Penyangkalan atau bungkamnya para teoretikus konspirasi atas gerakan-gerakan dua Nyi tersebut di dalam NKRI sesungguhnya meneriakkan dengan keras sikap dan pandangan mereka sendiri bahwa negara Indonesia harus tidak berkiblat ke G7 atau BRICS, tapi hanya harus merapat pat pat ke kubu dua Nyi ini. Sekaligus mereka juga dengan sia-sia berusaha membebaskan negara-negara dua Nyi itu dari sepak terjang organisasi-organisasi keagamaan radikal di dalam NKRI dewasa ini, yang memiliki wadag maupun yang bergerak bak hantu.

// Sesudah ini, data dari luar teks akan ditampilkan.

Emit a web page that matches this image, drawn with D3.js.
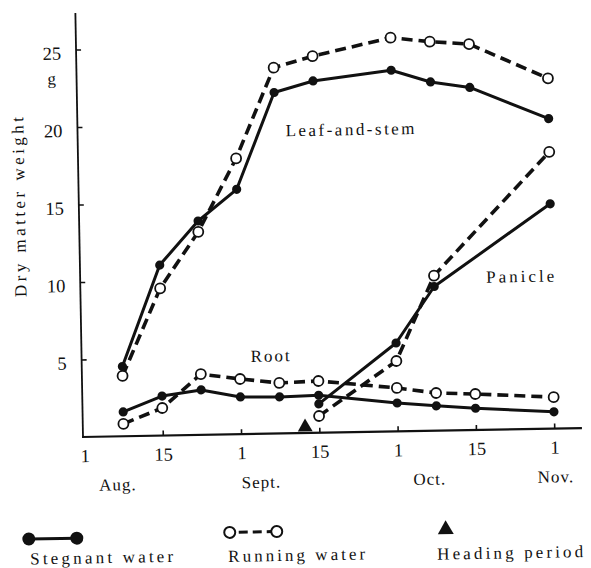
<!DOCTYPE html>
<html><head><meta charset="utf-8">
<script src="https://cdn.jsdelivr.net/npm/d3@7"></script>
<style>html,body{margin:0;padding:0;background:#fff;} svg{display:block;}</style>
</head><body>
<svg id="chart" width="591" height="568"></svg>
<script>
// ---- data (x positions in half-month units: 0 = Aug 1, 1 = Aug 15, 2 = Sept 1, ...) ----
const sampleDates = ["Aug 8","Aug 15","Aug 23","Sept 1","Sept 8","Sept 15","Oct 1","Oct 8","Oct 15","Nov 1"];
const samplePos = [0.5, 1, 1.5, 2, 2.5, 3, 4, 4.5, 5, 6];
const leafStagnant = [4.5, 11.0, 13.8, 15.8, 22.0, 22.7, 23.3, 22.5, 22.1, 20.0];
const leafRunning  = [3.9, 9.5, 13.1, 17.8, 23.6, 24.3, 25.4, 25.1, 24.9, 22.6];
const rootStagnant = [1.57, 2.55, 2.9, 2.4, 2.36, 2.42, 1.83, 1.6, 1.4, 1.08];
const rootRunning  = [0.8, 1.78, 3.92, 3.56, 3.26, 3.34, 2.8, 2.43, 2.32, 2.03];
const panicleDates = ["Sept 15","Oct 1","Oct 8","Nov 1"];
const paniclePos = [3, 4, 4.5, 6];
const panicleStagnant = [1.86, 5.7, 9.3, 14.5];
const panicleRunning  = [1.08, 4.54, 10.0, 17.85];
const headingPos = [2.82];
const xTickPos = [0, 1, 2, 3, 4, 5, 6];
const xTickLabels = ["1", "15", "1", "15", "1", "15", "1"];
const monthLabels = ["Aug.", "Sept.", "Oct.", "Nov."];
const yTicks = [5, 10, 15, 20, 25];

// ---- layout ----
const svg = d3.select("#chart");
const ox = 83, oy = 437;
const g = svg.append("g").attr("transform", `rotate(-1.03, ${ox}, ${oy})`);
const FONT = "'Liberation Serif', 'Times New Roman', serif";
const INK = "#111";

const x = d3.scaleLinear().domain([0, 6]).range([84.5, 84.5 + 6 * 78.3]);
const y = d3.scaleLinear().domain([0, 25]).range([oy, oy - 25 * 15.5]);

// axis lines
g.append("line").attr("x1", ox).attr("y1", oy + 1).attr("x2", ox).attr("y2", 13)
  .attr("stroke", INK).attr("stroke-width", 1.8);
g.append("line").attr("x1", ox - 1).attr("y1", oy).attr("x2", 582).attr("y2", oy)
  .attr("stroke", INK).attr("stroke-width", 2.2);

// y axis (ticks pointing inward)
const yAxis = g.append("g").attr("transform", `translate(${ox},0)`)
  .call(d3.axisLeft(y).tickValues(yTicks).tickSizeInner(-5).tickSizeOuter(0).tickPadding(15));
yAxis.select(".domain").remove();
yAxis.selectAll("line").attr("stroke", INK).attr("stroke-width", 1.6);
yAxis.selectAll("text").attr("font-family", FONT).attr("font-size", 18.5).attr("fill", INK).attr("dy", "0.5em");
g.append("text").attr("x", 58).attr("y", 84).attr("text-anchor", "middle")
  .attr("font-family", FONT).attr("font-size", 17).attr("fill", INK).text("g");

// x axis
const xAxis = g.append("g").attr("transform", `translate(0,${oy})`)
  .call(d3.axisBottom(x).tickValues(xTickPos).tickFormat((d, i) => xTickLabels[i])
    .tickSizeInner(-5).tickSizeOuter(0).tickPadding(12));
xAxis.select(".domain").remove();
xAxis.selectAll("line").attr("stroke", INK).attr("stroke-width", 1.6)
  .filter(d => d === 0).remove();
xAxis.selectAll("text").attr("font-family", FONT).attr("font-size", 18.5).attr("fill", INK);

const monthAt = [0.415, 2.25, 4.4, 6.01];
g.selectAll("text.month").data(monthLabels).join("text").attr("class", "month")
  .attr("x", (d, i) => x(monthAt[i])).attr("y", 491).attr("text-anchor", "middle")
  .attr("font-family", FONT).attr("font-size", 17).attr("letter-spacing", 1).attr("fill", INK)
  .text(d => d);

// y label
g.append("text").attr("transform", "translate(29,206) rotate(-90)")
  .attr("text-anchor", "middle").attr("font-family", FONT).attr("font-size", 17)
  .attr("fill", INK).attr("textLength", 180).attr("lengthAdjust", "spacing")
  .text("Dry matter weight");

// series
const series = [
  {pos: samplePos, vals: leafRunning, run: true},
  {pos: samplePos, vals: rootRunning, run: true},
  {pos: paniclePos, vals: panicleRunning, run: true},
  {pos: samplePos, vals: leafStagnant, run: false},
  {pos: samplePos, vals: rootStagnant, run: false},
  {pos: paniclePos, vals: panicleStagnant, run: false}
];
const line = d3.line().x(d => x(d[0])).y(d => y(d[1]));
series.forEach(s => {
  const pts = s.pos.map((p, i) => [p, s.vals[i]]);
  g.append("path").datum(pts).attr("d", line).attr("fill", "none")
    .attr("stroke", INK).attr("stroke-width", s.run ? 3.6 : 3)
    .attr("stroke-dasharray", s.run ? "11 6" : null)
    .attr("stroke-linejoin", "round");
});
series.filter(s => !s.run).forEach(s => {
  g.append("g").selectAll("circle").data(s.pos.map((p, i) => [p, s.vals[i]])).join("circle")
    .attr("cx", d => x(d[0])).attr("cy", d => y(d[1])).attr("r", 4.6).attr("fill", INK);
});
series.filter(s => s.run).forEach(s => {
  g.append("g").selectAll("circle").data(s.pos.map((p, i) => [p, s.vals[i]])).join("circle")
    .attr("cx", d => x(d[0])).attr("cy", d => y(d[1])).attr("r", 5)
    .attr("fill", "#fff").attr("stroke", INK).attr("stroke-width", 1.8);
});

// heading period marker
const tri = d3.symbol().type(d3.symbolTriangle).size(95);
g.selectAll("path.heading").data(headingPos).join("path").attr("class", "heading")
  .attr("d", tri).attr("transform", d => `translate(${x(d)},${oy - 6})`).attr("fill", INK);

// series labels
const lab = (t, px, py, len) => g.append("text").attr("x", px).attr("y", py)
  .attr("font-family", FONT).attr("font-size", 17).attr("fill", INK)
  .attr("textLength", len).attr("lengthAdjust", "spacing").text(t);
lab("Leaf-and-stem", 291, 140, 129);
lab("Root", 252, 365, 39);
lab("Panicle", 489, 290, 68);

// legend
g.append("line").attr("x1", 27).attr("y1", 538).attr("x2", 75).attr("y2", 538)
  .attr("stroke", INK).attr("stroke-width", 3);
[27, 75].forEach(cx => g.append("circle").attr("cx", cx).attr("cy", 538).attr("r", 6.5).attr("fill", INK));
g.append("line").attr("x1", 233).attr("y1", 535).attr("x2", 270).attr("y2", 535)
  .attr("stroke", INK).attr("stroke-width", 3).attr("stroke-dasharray", "9 5").attr("stroke-dashoffset", -4);
[228, 275].forEach(cx => g.append("circle").attr("cx", cx).attr("cy", 535).attr("r", 5.5)
  .attr("fill", "#fff").attr("stroke", INK).attr("stroke-width", 2));
g.append("path").attr("d", d3.symbol().type(d3.symbolTriangle).size(110))
  .attr("transform", "translate(444,536)").attr("fill", INK);
lab("Stegnant water", 28, 563.5, 143);
lab("Running water", 226, 564.5, 137);
lab("Heading period", 435, 566, 146);
</script>
</body></html>
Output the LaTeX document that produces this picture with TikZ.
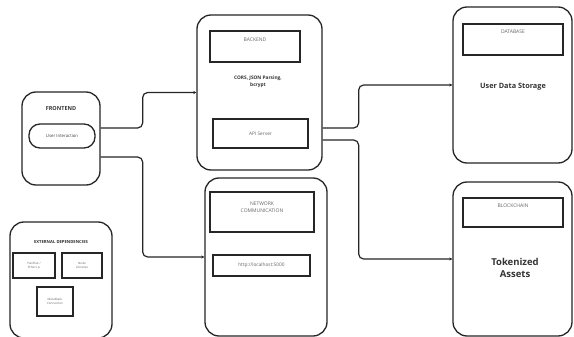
\documentclass[tikz,border=0pt]{standalone}
\usepackage{fontspec}
\setmainfont{Open Sans}
\usetikzlibrary{arrows.meta}
\tikzset{
  x=1pt, y=-1pt,
  panel/.style={draw=black!85, line width=1.3pt, rounded corners=14pt, fill=white},
  tagbox/.style={draw=black!85, line width=1.1pt, fill=white, align=center, text=black!60},
  pill/.style={draw=black!85, line width=1.3pt, rounded corners=11pt, align=center, text=black!75},
  conn/.style={draw=black!85, line width=1.2pt, rounded corners=5pt, -{Stealth[length=3pt,width=3pt]}},
  label/.style={align=center, font=\bfseries, text=black!80},
}
\begin{document}
\begin{tikzpicture}
\useasboundingbox[fill=white] (0,0) rectangle (574,337);

% frontend
\node[panel, minimum width=78pt, minimum height=93pt] (fe) at (61,138.5) {};
\node[label, font=\fontsize{5.5}{6}\selectfont\bfseries] (fet) at (61,109) {FRONTEND};
\node[pill, minimum width=66pt, minimum height=24pt, font=\fontsize{4.3}{5}\selectfont] (ui) at (62,136) {User Interaction};

% external dependencies
\node[panel, minimum width=102pt, minimum height=116pt] (ext) at (61,280) {};
\node[label, font=\fontsize{4.2}{5}\selectfont\bfseries] (extt) at (61,242) {EXTERNAL DEPENDENCIES};
\node[tagbox, minimum width=42pt, minimum height=25pt, font=\fontsize{3}{3.8}\selectfont] (ex1) at (34,265.5) {Hardhat /\\Ethers.js};
\node[tagbox, minimum width=40pt, minimum height=25pt, font=\fontsize{3}{3.8}\selectfont] (ex2) at (82,265.5) {Node\\Libraries};
\node[tagbox, minimum width=36pt, minimum height=29pt, font=\fontsize{3}{3.8}\selectfont] (ex3) at (55,301.5) {MetaMask\\Connection};

% backend
\node[panel, minimum width=125pt, minimum height=155pt] (be) at (259.5,92.5) {};
\node[tagbox, minimum width=90pt, minimum height=31pt] (bet) at (255,46.5) {};
\node[text=black!60, font=\fontsize{5}{6}\selectfont] (betx) at (255,40) {BACKEND};
\node[label, font=\fontsize{4.8}{6.5}\selectfont\bfseries] (mw) at (258,82) {CORS, JSON Parsing,\\bcrypt};
\node[tagbox, minimum width=95pt, minimum height=29pt, font=\fontsize{4.8}{6}\selectfont] (api) at (260.5,133.5) {API Server};

% network communication
\node[panel, minimum width=122pt, minimum height=158pt] (nw) at (266,257) {};
\node[tagbox, minimum width=104pt, minimum height=40pt] (nwt) at (262,212) {};
\node[text=black!60, align=center, font=\fontsize{5}{6.5}\selectfont] (nwtx) at (262,207) {NETWORK\\COMMUNICATION};
\node[tagbox, minimum width=97pt, minimum height=21pt, font=\fontsize{4.8}{6}\selectfont] (url) at (261.5,265.5) {http://localhost:5000};

% database
\node[panel, minimum width=119pt, minimum height=156pt] (db) at (512.5,85) {};
\node[tagbox, minimum width=100pt, minimum height=31pt] (dbt) at (513,39.5) {};
\node[text=black!60, font=\fontsize{5}{6}\selectfont] (dbtx) at (513,32) {DATABASE};
\node[label, font=\fontsize{7.3}{8}\selectfont\bfseries] (store) at (513,87) {User Data Storage};

% blockchain
\node[panel, minimum width=119pt, minimum height=154pt] (bc) at (512.5,259) {};
\node[tagbox, minimum width=100pt, minimum height=29pt] (bct) at (513,212.5) {};
\node[text=black!60, font=\fontsize{5}{6}\selectfont] (bctx) at (513,206) {BLOCKCHAIN};
\node[label, font=\fontsize{9.5}{12.5}\selectfont\bfseries] (tok) at (515,268) {Tokenized\\Assets};

% connectors
\draw[conn] ([yshift=10.5pt]fe.east) -- ++(42,0) |- (be.west);
\draw[conn] ([yshift=-18.5pt]fe.east) -- ++(42,0) |- (nw.west);
\draw[conn] ([yshift=-35.5pt]be.east) -- ++(36,0) |- (db.west);
\draw[conn] ([yshift=-47.5pt]be.east) -- ++(36,0) |- (bc.west);
\end{tikzpicture}
\end{document}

Mereka juga lupa bahwa RI tahun 1960-an sangat jauh berbeda dari NKRI 2016 dst. Rakyat RI kini sudah cerdas dan makin tahu sejarah sebetulnya G30S. Sekarang tidak bisa begitu gampangnya CIA mengatur dan merekayasa konflik militer versus sipil di negeri yang sudah cerdas ini. Internet bisa menyebarkan dengan cepat kejahatan, terorisme dan berbagai keburukan untuk seluruh dunia. Tetapi Internet juga dapat dengan cepat, lewat orang-orang yang cerdas dan bermartabat, lewat netizen, membongkar, mengalahkan dan melenyapkan kejahatan, terorisme dan berbagai konspirasi jahat yang berhasil diendus dan dibuktikan ada. Presiden Jokowi juga tak bisa dan tak mau didikte oleh Amerika atau G7 meskipun NKRI lewat beliau membangun kemitraan dalam banyak bidang dengan G7. Pasti juga BRICS dijadikan sahabat oleh Jokowi dengan sangat hati-hati.
Pada sisi lain, sudah ada dan sedang disusun perangkat-perangkat hukum komprehensif yang tidak memungkinkan pihak manapun kini menegakkan dan membangun sebuah negara lain tandingan dengan berdasar ideologi-ideologi lain dalam negara besar NKRI yang berideologi tunggal Pancasila. Dalam negara besar NKRI tidak boleh ada suatu negara kecil apapun di dalamnya. “Daerah Istimewa” itu bukan negara kecil, tapi tetap suatu daerah dalam rumah tangga besar NKRI. Tidak ada “negara bagian” dalam NKRI.